Thursday, April 11, 2013

Freelance writer rates - real statistics


Here's a contentious topic: the rates of freelance copywriters. This shouldn't be a touchy subject (no more so than any financial topic, anyway) and yet somehow it is the source of so much confusion and animosity. Some writers fret over what they should charge, some clients try to low-ball them, and misconceptions over what's "average" or "fair" spread like an oil spill. It can make the client-creative relationship very tense.

So anyone who's hired writers or worked as such might be interested in the 2012Freelance Industry Report. Carol Tice shares a few figures for copywriters: 78% earn over $50/hour, 53% make over $70/hour, and 24% make over $100/hour. Those are valuable stats for the many, many would-be clients who thinks writers "should" earn $15-20/hour. Or some other cockamamie figure they've pulled out of thin air.

Earlier this month someone called me and delivered a standard flattery-insult approach.

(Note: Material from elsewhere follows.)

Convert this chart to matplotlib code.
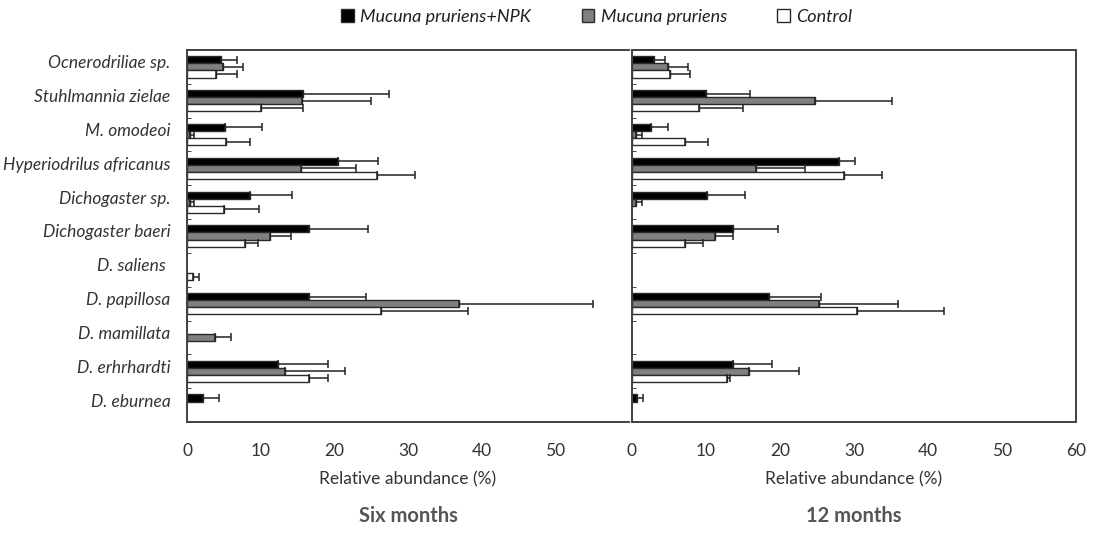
import numpy as np
import matplotlib.pyplot as plt
from matplotlib.patches import Patch
from matplotlib.transforms import ScaledTranslation

plt.rcParams['font.family'] = ['Lato', 'DejaVu Sans']

nan = np.nan

species = ['Ocnerodriliae sp.', 'Stuhlmannia zielae', 'M. omodeoi', 'Hyperiodrilus africanus',
           'Dichogaster sp.', 'Dichogaster baeri', 'D. saliens ', 'D. papillosa',
           'D. mamillata', 'D. erhrhardti', 'D. eburnea']
treatments = ['Mucuna pruriens+NPK', 'Mucuna pruriens', 'Control']

# six months
six_npk = [4.6, 15.8, 5.2, 20.5, 8.5, 16.5, nan, 16.6, nan, 12.3, 2.2]
six_npk_sd = [2.2, 11.6, 5.0, 5.4, 5.7, 8.1, nan, 7.7, nan, 6.8, 2.2]
six_muc = [4.9, 15.6, 0.4, 15.5, 0.4, 11.3, nan, 36.9, 3.8, 13.3, nan]
six_muc_sd = [2.7, 9.4, 0.5, 7.4, 0.5, 2.8, nan, 18.2, 2.2, 8.1, nan]
six_ctl = [4.0, 10.0, 5.3, 25.8, 5.0, 7.9, 0.8, 26.3, nan, 16.6, nan]
six_ctl_sd = [2.8, 5.8, 3.3, 5.1, 4.8, 1.7, 0.8, 11.9, nan, 2.6, nan]

# 12 months
twl_npk = [3.0, 10.0, 2.6, 28.0, 10.2, 13.6, nan, 18.5, nan, 13.6, 0.7]
twl_npk_sd = [1.5, 5.9, 2.3, 2.2, 5.1, 6.1, nan, 7.1, nan, 5.3, 0.8]
twl_muc = [4.9, 24.7, 0.5, 16.7, 0.5, 11.2, nan, 25.3, nan, 15.8, nan]
twl_muc_sd = [2.7, 10.4, 0.8, 6.7, 0.8, 2.4, nan, 10.7, nan, 6.8, nan]
twl_ctl = [5.2, 9.0, 7.2, 28.6, nan, 7.1, nan, 30.4, nan, 12.8, nan]
twl_ctl_sd = [2.7, 6.0, 3.1, 5.2, nan, 2.5, nan, 11.8, nan, 0.4, nan]

colors = ['#000000', '#808080', '#ffffff']
edge = '#2a2a2a'
txt = '#333333'

fig = plt.figure(figsize=(10.93, 5.33), dpi=100)
ax1 = fig.add_axes([0.1711, 0.2083, 0.4044, 0.6979])
ax2 = fig.add_axes([0.5782, 0.2083, 0.4062, 0.6979])

y = np.arange(len(species))
h = 0.21
offsets = [-h, 0, h]


def draw(ax, series, sds):
    for vals, sd, off, c in zip(series, sds, offsets, colors):
        vals = np.array(vals, dtype=float)
        sd = np.array(sd, dtype=float)
        ok = ~np.isnan(vals)
        ax.barh(y[ok] + off, vals[ok], height=h, color=c, edgecolor=edge, linewidth=1.0, zorder=2)
        ax.errorbar(vals[ok], y[ok] + off, xerr=[np.zeros(ok.sum()), sd[ok]], fmt='none',
                    ecolor='#222222', elinewidth=1.1, capsize=3, capthick=1.1, zorder=3)
    ax.set_xlim(0, 60)
    ax.set_ylim(len(species) - 0.5, -0.5)
    ax.set_xticks(range(0, 61, 10))
    ax.set_yticks(y)
    ax.set_yticks(np.arange(-0.5, len(species), 1), minor=True)
    ax.tick_params(axis='x', length=0, pad=15, labelsize=12.5, colors=txt)
    ax.tick_params(axis='y', which='major', length=0)
    ax.tick_params(axis='y', which='minor', direction='in', length=3, color=edge)
    for s in ax.spines.values():
        s.set_color('#404040')
        s.set_linewidth(1.4)
    ax.set_xlabel('Relative abundance (%)', fontsize=12.5, color=txt, labelpad=9)


draw(ax1, [six_npk, six_muc, six_ctl], [six_npk_sd, six_muc_sd, six_ctl_sd])
draw(ax2, [twl_npk, twl_muc, twl_ctl], [twl_npk_sd, twl_muc_sd, twl_ctl_sd])

ax1.set_yticklabels(species, fontstyle='italic', fontsize=12.5, color=txt)
ax1.tick_params(axis='y', which='major', pad=12)
shift = ScaledTranslation(0, 0.05, fig.dpi_scale_trans)
for lab in ax1.get_yticklabels():
    lab.set_transform(lab.get_transform() + shift)
ax1.set_xticklabels(['0', '10', '20', '30', '40', '50', ''])
ax1.spines['right'].set_visible(False)
ax2.set_yticklabels([])

ax1.text(0.5, -0.252, 'Six months', transform=ax1.transAxes, ha='center', va='center',
         fontsize=14.5, fontweight='bold', color='#555555')
ax2.text(0.5, -0.252, '12 months', transform=ax2.transAxes, ha='center', va='center',
         fontsize=14.5, fontweight='bold', color='#555555')

handles = [Patch(facecolor=c, edgecolor=edge, linewidth=1.0) for c in colors]
fig.legend(handles, treatments, loc='center', bbox_to_anchor=(0.546, 0.968), ncol=3,
           frameon=False, prop={'style': 'italic', 'size': 13}, handlelength=0.7,
           handleheight=0.7, handletextpad=0.35, columnspacing=2.8, labelcolor='#222222')

fig.savefig('out.png', dpi=100)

She loved my writing, she gushed, I was so talented, had such a perfect voice for her blog, and was a league above her current freelancer. And after listing the current freelancer's many faults... she offered me the exact same bargain-basement rate. I gave her my actual (reasonable) rate and she was aghast, then irritated. Why wouldn't I write blog posts for fifteen dollars? Why didn't a good writer cost the same as a bad one?

I've heard all of the arguments for trying to pay writers badly: that's more than I make an hour; I could write it myself; I'll wait and see the ROI first; I could hire someone in Thailand for $5 an hour; writers are a dime a dozen; are you out of your mind; and so on. People who think nothing of spending two hundred dollars to get their hair highlighted, who don't blink at paying a plumber three hundred dollars for a service that took under an hour, will screech with horror at the idea of spending more than fifty dollars to have a web site written. Even though they're talking about the face of their business - their livelihood, their career.

There's a mental disconnect that often comes into play between service and income when the service is creative. But professional writing in particular seems to incur a certain contempt; an ill-informed but unquestioned conviction that good writing is so easily had and so infrequently needed that a writer should be grateful to receive even pennies as compensation.

Experienced clients know the opposite is true - it's not easy to find a skilled writer, let alone one who can quickly comprehend your business initiatives and partner them with compelling copy that smoothly incorporates SEO, branding and strategy. Which is why the above rates are as high as they are. Good copywriters aren't desperate or starving because we provide a high-value service that makes money for our clients - and our rates are worthy every penny and more.